** BEGIN **
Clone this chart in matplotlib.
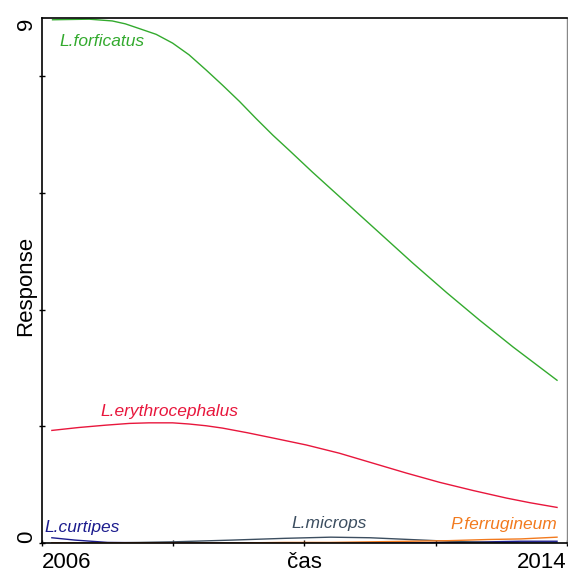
import matplotlib
matplotlib.use('Agg')
import matplotlib.pyplot as plt

# values
years_forficatus = [2006.16, 2006.72, 2007.07, 2007.27, 2007.48, 2007.74, 2007.99, 2008.24,
                    2008.50, 2008.75, 2009.01, 2009.26, 2009.52, 2009.77, 2010.12, 2010.64,
                    2011.15, 2011.65, 2012.17, 2012.67, 2013.18, 2013.85]
forficatus = [8.97, 8.98, 8.95, 8.90, 8.82, 8.72, 8.57, 8.37, 8.11, 7.85, 7.57, 7.28, 6.99,
              6.73, 6.36, 5.83, 5.31, 4.80, 4.29, 3.82, 3.36, 2.79]

years_erythro = [2006.15, 2006.56, 2006.97, 2007.33, 2007.63, 2007.99, 2008.24, 2008.50,
                 2008.75, 2009.13, 2009.52, 2010.03, 2010.53, 2011.04, 2011.55, 2012.06,
                 2012.57, 2013.08, 2013.44, 2013.85]
erythrocephalus = [1.93, 1.98, 2.02, 2.05, 2.06, 2.06, 2.04, 2.01, 1.97, 1.89, 1.80, 1.68,
                   1.54, 1.37, 1.20, 1.04, 0.90, 0.77, 0.69, 0.61]

years_small = [2006.15, 2006.5, 2007.0, 2008.0, 2008.9, 2009.7, 2010.4, 2011.0, 2011.6,
               2012.2, 2012.8, 2013.3, 2013.85]
curtipes = [0.09, 0.05, 0.01, 0.0, 0.0, 0.0, 0.0, 0.0, 0.0, 0.01, 0.02, 0.03, 0.03]
microps = [0.0, 0.0, 0.0, 0.02, 0.05, 0.08, 0.10, 0.09, 0.06, 0.03, 0.01, 0.0, 0.0]
ferrugineum = [0.0, 0.0, 0.0, 0.0, 0.0, 0.01, 0.01, 0.02, 0.03, 0.04, 0.06, 0.07, 0.10]

x_ticks = [2006, 2008, 2010, 2012, 2014]
x_labels = ['2006', '', 'čas', '', '2014']
y_ticks = [0, 2, 4, 6, 8, 9]
y_labels = ['0', '', '', '', '', '9']

green = '#33AA2E'
red = '#E8163C'
navy = '#1C1C8E'
slate = '#3C4E60'
orange = '#F27A1E'

plt.rcParams['font.family'] = ['Liberation Sans', 'DejaVu Sans']

fig = plt.figure(figsize=(5.68, 5.72), dpi=100)
ax = fig.add_axes([0.074, 0.0507, 0.924, 0.9178])

ax.plot(years_forficatus, forficatus, color=green, lw=1.0)
ax.plot(years_erythro, erythrocephalus, color=red, lw=1.0)
ax.plot(years_small, curtipes, color=navy, lw=1.0)
ax.plot(years_small, microps, color=slate, lw=1.0)
ax.plot(years_small, ferrugineum, color=orange, lw=1.0)

# species labels
lab = dict(fontsize=12.5, style='italic')
ax.text(2006.26, 8.59, 'L.forficatus', color=green, ha='left', va='center', **lab)
ax.text(2006.89, 2.26, 'L.erythrocephalus', color=red, ha='left', va='center', **lab)
ax.text(2006.03, 0.27, 'L.curtipes', color=navy, ha='left', va='center', **lab)
ax.text(2010.38, 0.34, 'L.microps', color=slate, ha='center', va='center', **lab)
ax.text(2013.85, 0.31, 'P.ferrugineum', color=orange, ha='right', va='center', **lab)

ax.set_xlim(2006, 2014)
ax.set_ylim(0, 9)
ax.set_xticks(x_ticks)
ax.set_xticklabels(x_labels)
ax.set_yticks(y_ticks)
ax.set_yticklabels(y_labels, rotation=90)
ax.yaxis.get_major_ticks()[-1].tick1line.set_visible(False)
ax.tick_params(direction='inout', length=5, width=1, labelsize=16, pad=4)
ax.tick_params(axis='y', pad=1)

xl = ax.get_xticklabels()
xl[0].set_ha('left')
xl[-1].set_ha('right')
yl = ax.get_yticklabels()
yl[0].set_va('bottom')
yl[-1].set_va('top')

ax.set_ylabel('Response', fontsize=16)
ax.yaxis.set_label_coords(-0.012, 0.49)

for side in ['left', 'bottom', 'top']:
    ax.spines[side].set_linewidth(1.2)
ax.spines['right'].set_color('#888888')
ax.spines['right'].set_linewidth(1.0)

fig.savefig('out.png', dpi=100)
** END **
Write out the whole listing exactly, and drop the pictures.

Clone this chart in matplotlib.
import matplotlib
matplotlib.use('Agg')
import matplotlib.pyplot as plt

# values
years_forficatus = [2006.16, 2006.72, 2007.07, 2007.27, 2007.48, 2007.74, 2007.99, 2008.24,
                    2008.50, 2008.75, 2009.01, 2009.26, 2009.52, 2009.77, 2010.12, 2010.64,
                    2011.15, 2011.65, 2012.17, 2012.67, 2013.18, 2013.85]
forficatus = [8.97, 8.98, 8.95, 8.90, 8.82, 8.72, 8.57, 8.37, 8.11, 7.85, 7.57, 7.28, 6.99,
              6.73, 6.36, 5.83, 5.31, 4.80, 4.29, 3.82, 3.36, 2.79]

years_erythro = [2006.15, 2006.56, 2006.97, 2007.33, 2007.63, 2007.99, 2008.24, 2008.50,
                 2008.75, 2009.13, 2009.52, 2010.03, 2010.53, 2011.04, 2011.55, 2012.06,
                 2012.57, 2013.08, 2013.44, 2013.85]
erythrocephalus = [1.93, 1.98, 2.02, 2.05, 2.06, 2.06, 2.04, 2.01, 1.97, 1.89, 1.80, 1.68,
                   1.54, 1.37, 1.20, 1.04, 0.90, 0.77, 0.69, 0.61]

years_small = [2006.15, 2006.5, 2007.0, 2008.0, 2008.9, 2009.7, 2010.4, 2011.0, 2011.6,
               2012.2, 2012.8, 2013.3, 2013.85]
curtipes = [0.09, 0.05, 0.01, 0.0, 0.0, 0.0, 0.0, 0.0, 0.0, 0.01, 0.02, 0.03, 0.03]
microps = [0.0, 0.0, 0.0, 0.02, 0.05, 0.08, 0.10, 0.09, 0.06, 0.03, 0.01, 0.0, 0.0]
ferrugineum = [0.0, 0.0, 0.0, 0.0, 0.0, 0.01, 0.01, 0.02, 0.03, 0.04, 0.06, 0.07, 0.10]

x_ticks = [2006, 2008, 2010, 2012, 2014]
x_labels = ['2006', '', 'čas', '', '2014']
y_ticks = [0, 2, 4, 6, 8, 9]
y_labels = ['0', '', '', '', '', '9']

green = '#33AA2E'
red = '#E8163C'
navy = '#1C1C8E'
slate = '#3C4E60'
orange = '#F27A1E'

plt.rcParams['font.family'] = ['Liberation Sans', 'DejaVu Sans']

fig = plt.figure(figsize=(5.68, 5.72), dpi=100)
ax = fig.add_axes([0.074, 0.0507, 0.924, 0.9178])

ax.plot(years_forficatus, forficatus, color=green, lw=1.0)
ax.plot(years_erythro, erythrocephalus, color=red, lw=1.0)
ax.plot(years_small, curtipes, color=navy, lw=1.0)
ax.plot(years_small, microps, color=slate, lw=1.0)
ax.plot(years_small, ferrugineum, color=orange, lw=1.0)

# species labels
lab = dict(fontsize=12.5, style='italic')
ax.text(2006.26, 8.59, 'L.forficatus', color=green, ha='left', va='center', **lab)
ax.text(2006.89, 2.26, 'L.erythrocephalus', color=red, ha='left', va='center', **lab)
ax.text(2006.03, 0.27, 'L.curtipes', color=navy, ha='left', va='center', **lab)
ax.text(2010.38, 0.34, 'L.microps', color=slate, ha='center', va='center', **lab)
ax.text(2013.85, 0.31, 'P.ferrugineum', color=orange, ha='right', va='center', **lab)

ax.set_xlim(2006, 2014)
ax.set_ylim(0, 9)
ax.set_xticks(x_ticks)
ax.set_xticklabels(x_labels)
ax.set_yticks(y_ticks)
ax.set_yticklabels(y_labels, rotation=90)
ax.yaxis.get_major_ticks()[-1].tick1line.set_visible(False)
ax.tick_params(direction='inout', length=5, width=1, labelsize=16, pad=4)
ax.tick_params(axis='y', pad=1)

xl = ax.get_xticklabels()
xl[0].set_ha('left')
xl[-1].set_ha('right')
yl = ax.get_yticklabels()
yl[0].set_va('bottom')
yl[-1].set_va('top')

ax.set_ylabel('Response', fontsize=16)
ax.yaxis.set_label_coords(-0.012, 0.49)

for side in ['left', 'bottom', 'top']:
    ax.spines[side].set_linewidth(1.2)
ax.spines['right'].set_color('#888888')
ax.spines['right'].set_linewidth(1.0)

fig.savefig('out.png', dpi=100)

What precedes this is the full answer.